(SUPPLIED MATERIAL)
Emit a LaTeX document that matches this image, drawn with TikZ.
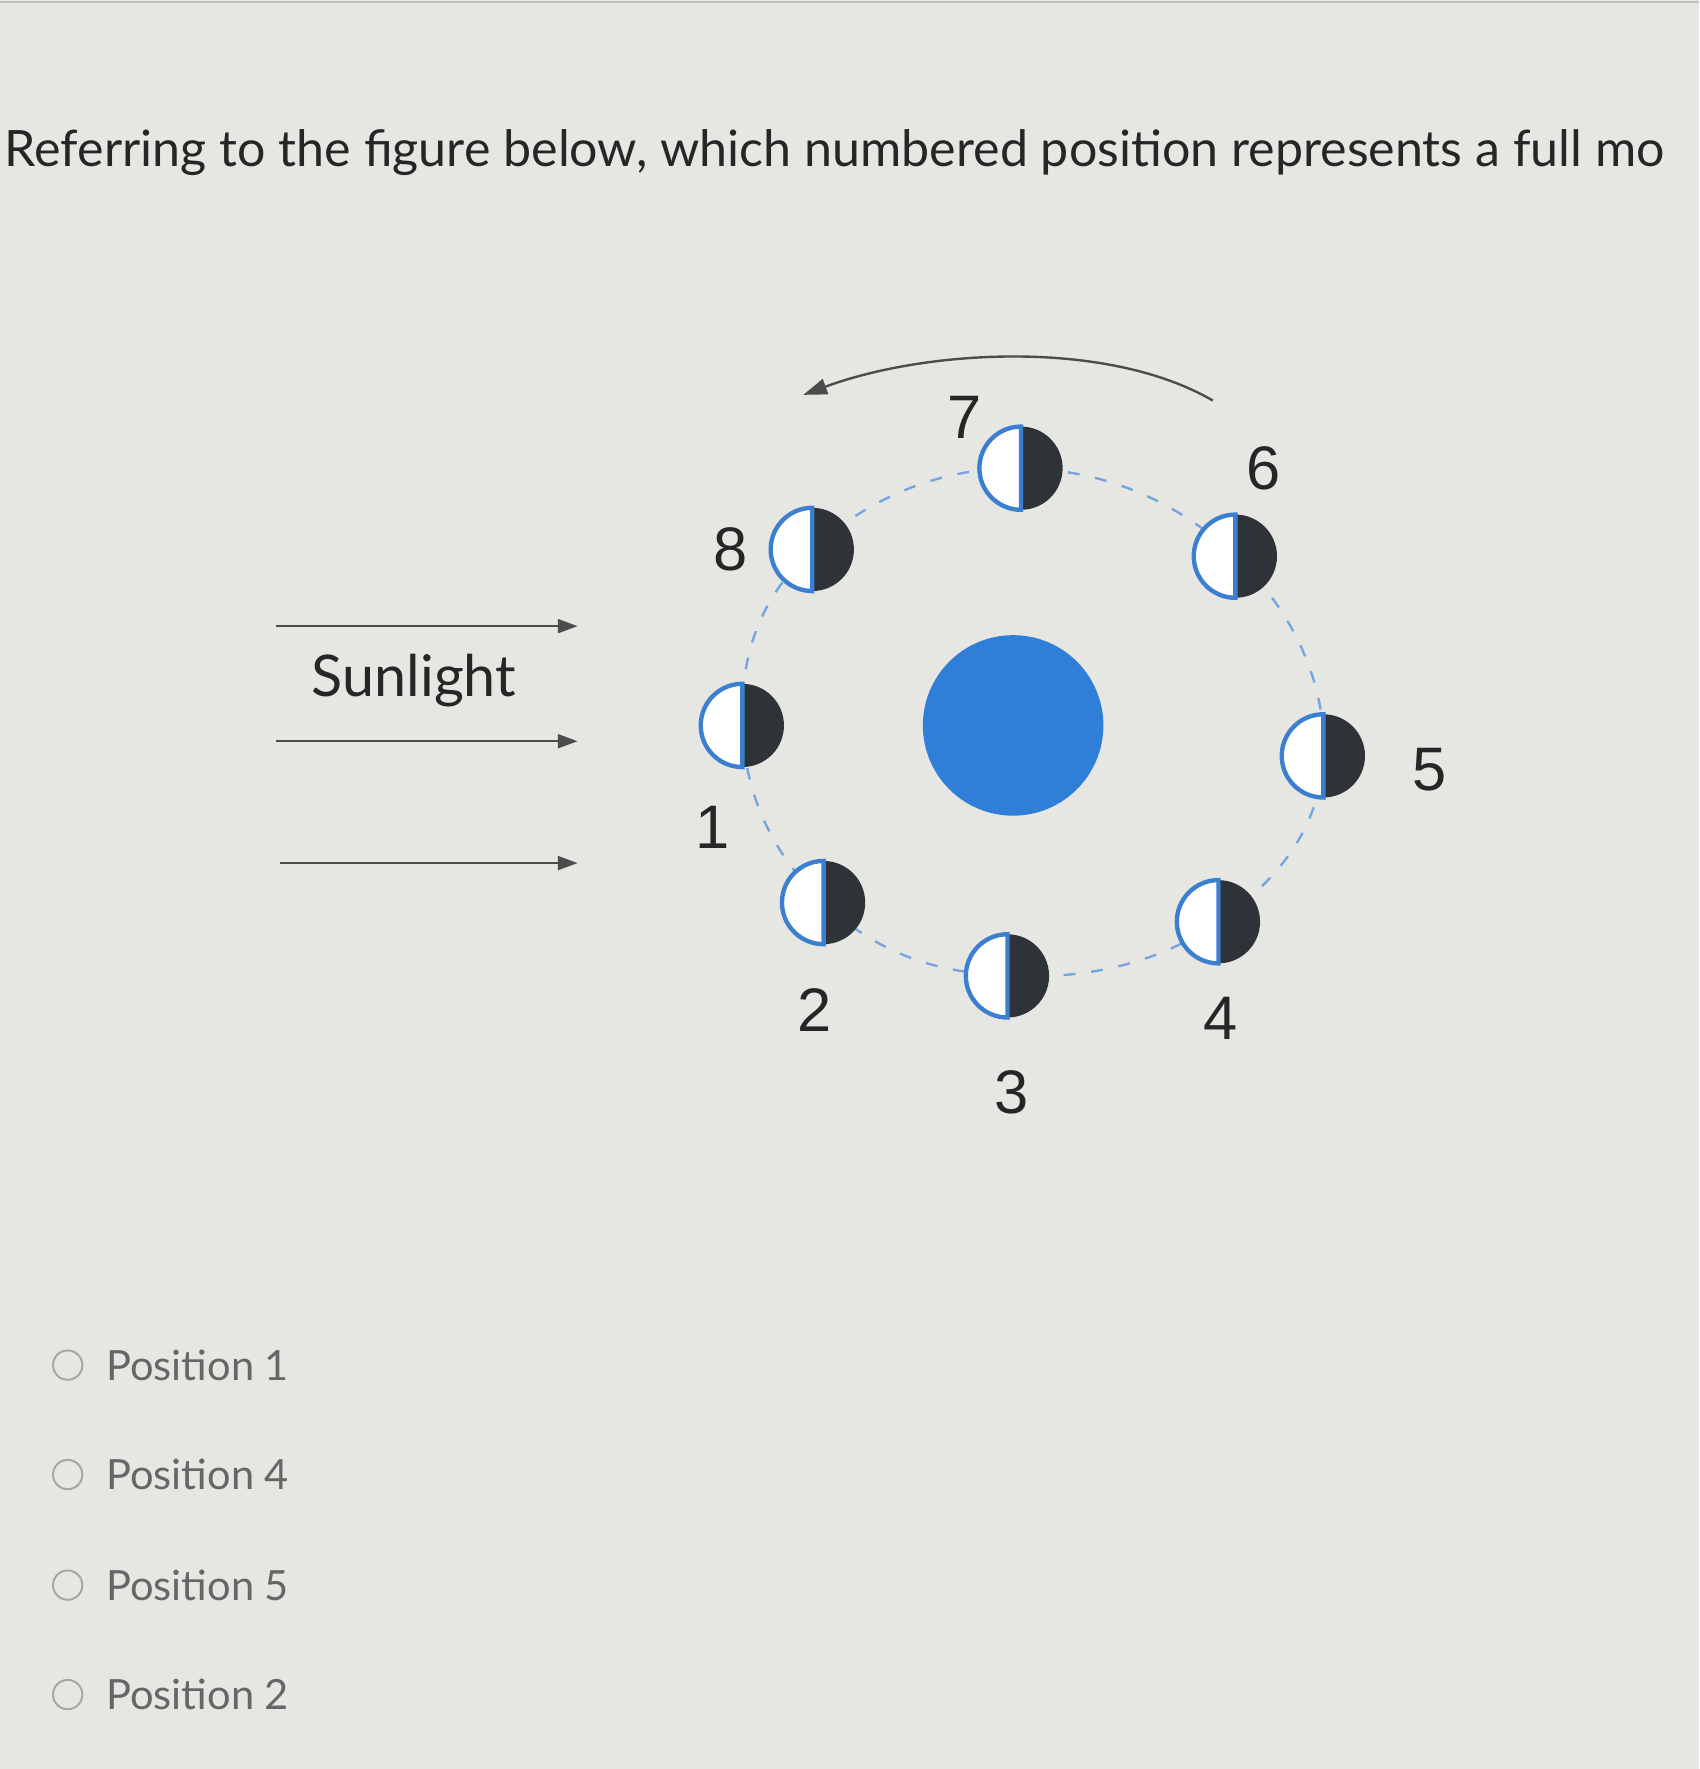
\documentclass[tikz,border=0pt]{standalone}
\usepackage{fontspec}
\setmainfont{Liberation Sans}
\newfontfamily\lato{Lato}
\usetikzlibrary{arrows.meta}
\definecolor{bg}{HTML}{E6E6E3}
\definecolor{moonblue}{HTML}{3C7FD0}
\definecolor{dark}{HTML}{2E3338}
\definecolor{earth}{HTML}{2F7ED8}
\begin{document}
\begin{tikzpicture}[x=0.02cm,y=-0.02cm,
  lab/.style={font=\fontsize{31}{31}\selectfont, text=black!85},
  opt/.style={font=\lato\fontsize{21}{21}\selectfont, text=black!60, anchor=west},
  ray/.style={draw=black!70, line width=1.2pt, -{Triangle[length=10pt,width=7pt]}},
  orbit/.style={draw=moonblue!70, line width=1.2pt, dash pattern=on 6pt off 8pt}]
\fill[bg] (0,0) rectangle (1506,1568);
\useasboundingbox (0,0) rectangle (1506,1568);
\draw[black!25, line width=1pt] (0,2) -- (1506,2);
\node[anchor=west, font=\lato\fontsize{25.3}{25.3}\selectfont, text=black!85, inner sep=0pt] (title) at (4,135) {Referring to the figure below, which numbered position represents a full mo};
% orbit
\draw[orbit] plot[smooth cycle, tension=0.7] coordinates {(905,415) (1095,493) (1173,670) (1080,817) (893,865) (730,800) (658,643) (720,487)};
% top arrow
\coordinate (ta) at (1075,355);
\coordinate (tb) at (712,350);
\draw[black!70, line width=1.2pt, -{Triangle[length=12pt,width=8pt]}] (ta) .. controls (980,300) and (820,310) .. (tb);
% earth
\fill[earth] (898,643) circle (80);
% moons
\foreach \x/\y in {905/415, 720/487, 1095/493, 658/643, 1173/670, 730/800, 1080/817, 893/865}{
  \begin{scope}[shift={(\x,\y)}]
  \fill[white] (0pt,0pt) circle[radius=21pt];
  \fill[dark] (0pt,21pt) arc[start angle=90,end angle=-90,radius=21pt] -- cycle;
  \draw[moonblue, line width=2.2pt] (0pt,21pt) arc[start angle=90,end angle=270,radius=21pt] -- cycle;
  \end{scope}
}
\node[lab] (l7) at (855,370) {7};
\node[lab] (l6) at (1120,415) {6};
\node[lab] (l8) at (648,487) {8};
\node[lab] (l5) at (1267,682) {5};
\node[lab] (l1) at (632,733) {1};
\node[lab] (l2) at (722,895) {2};
\node[lab] (l4) at (1082,903) {4};
\node[lab] (l3) at (897,968) {3};
% sunlight
\coordinate (s1a) at (245,555); \coordinate (s1b) at (512,555);
\coordinate (s2a) at (245,657); \coordinate (s2b) at (512,657);
\coordinate (s3a) at (248,765); \coordinate (s3b) at (512,765);
\draw[ray] (s1a) -- (s1b);
\draw[ray] (s2a) -- (s2b);
\draw[ray] (s3a) -- (s3b);
\node[font=\lato\fontsize{29}{29}\selectfont, text=black!85] (sun) at (367,603) {Sunlight};
% options
\foreach \y/\t in {1210/1, 1307/4, 1405/5, 1502/2}{
  \draw[black!35, line width=1pt] (60,\y) circle (13);
  \node[opt] at (88,\y) {Position \t};
}
\end{tikzpicture}
\end{document}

(PROMPT) Copy the listing exactly. Any image in it stays out of the copy.

(EXERCISE SOLUTION)
Emit a LaTeX document that matches this image, drawn with TikZ.
\documentclass[tikz,border=0pt]{standalone}
\usepackage{fontspec}
\setmainfont{Liberation Sans}
\newfontfamily\lato{Lato}
\usetikzlibrary{arrows.meta}
\definecolor{bg}{HTML}{E6E6E3}
\definecolor{moonblue}{HTML}{3C7FD0}
\definecolor{dark}{HTML}{2E3338}
\definecolor{earth}{HTML}{2F7ED8}
\begin{document}
\begin{tikzpicture}[x=0.02cm,y=-0.02cm,
  lab/.style={font=\fontsize{31}{31}\selectfont, text=black!85},
  opt/.style={font=\lato\fontsize{21}{21}\selectfont, text=black!60, anchor=west},
  ray/.style={draw=black!70, line width=1.2pt, -{Triangle[length=10pt,width=7pt]}},
  orbit/.style={draw=moonblue!70, line width=1.2pt, dash pattern=on 6pt off 8pt}]
\fill[bg] (0,0) rectangle (1506,1568);
\useasboundingbox (0,0) rectangle (1506,1568);
\draw[black!25, line width=1pt] (0,2) -- (1506,2);
\node[anchor=west, font=\lato\fontsize{25.3}{25.3}\selectfont, text=black!85, inner sep=0pt] (title) at (4,135) {Referring to the figure below, which numbered position represents a full mo};
% orbit
\draw[orbit] plot[smooth cycle, tension=0.7] coordinates {(905,415) (1095,493) (1173,670) (1080,817) (893,865) (730,800) (658,643) (720,487)};
% top arrow
\coordinate (ta) at (1075,355);
\coordinate (tb) at (712,350);
\draw[black!70, line width=1.2pt, -{Triangle[length=12pt,width=8pt]}] (ta) .. controls (980,300) and (820,310) .. (tb);
% earth
\fill[earth] (898,643) circle (80);
% moons
\foreach \x/\y in {905/415, 720/487, 1095/493, 658/643, 1173/670, 730/800, 1080/817, 893/865}{
  \begin{scope}[shift={(\x,\y)}]
  \fill[white] (0pt,0pt) circle[radius=21pt];
  \fill[dark] (0pt,21pt) arc[start angle=90,end angle=-90,radius=21pt] -- cycle;
  \draw[moonblue, line width=2.2pt] (0pt,21pt) arc[start angle=90,end angle=270,radius=21pt] -- cycle;
  \end{scope}
}
\node[lab] (l7) at (855,370) {7};
\node[lab] (l6) at (1120,415) {6};
\node[lab] (l8) at (648,487) {8};
\node[lab] (l5) at (1267,682) {5};
\node[lab] (l1) at (632,733) {1};
\node[lab] (l2) at (722,895) {2};
\node[lab] (l4) at (1082,903) {4};
\node[lab] (l3) at (897,968) {3};
% sunlight
\coordinate (s1a) at (245,555); \coordinate (s1b) at (512,555);
\coordinate (s2a) at (245,657); \coordinate (s2b) at (512,657);
\coordinate (s3a) at (248,765); \coordinate (s3b) at (512,765);
\draw[ray] (s1a) -- (s1b);
\draw[ray] (s2a) -- (s2b);
\draw[ray] (s3a) -- (s3b);
\node[font=\lato\fontsize{29}{29}\selectfont, text=black!85] (sun) at (367,603) {Sunlight};
% options
\foreach \y/\t in {1210/1, 1307/4, 1405/5, 1502/2}{
  \draw[black!35, line width=1pt] (60,\y) circle (13);
  \node[opt] at (88,\y) {Position \t};
}
\end{tikzpicture}
\end{document}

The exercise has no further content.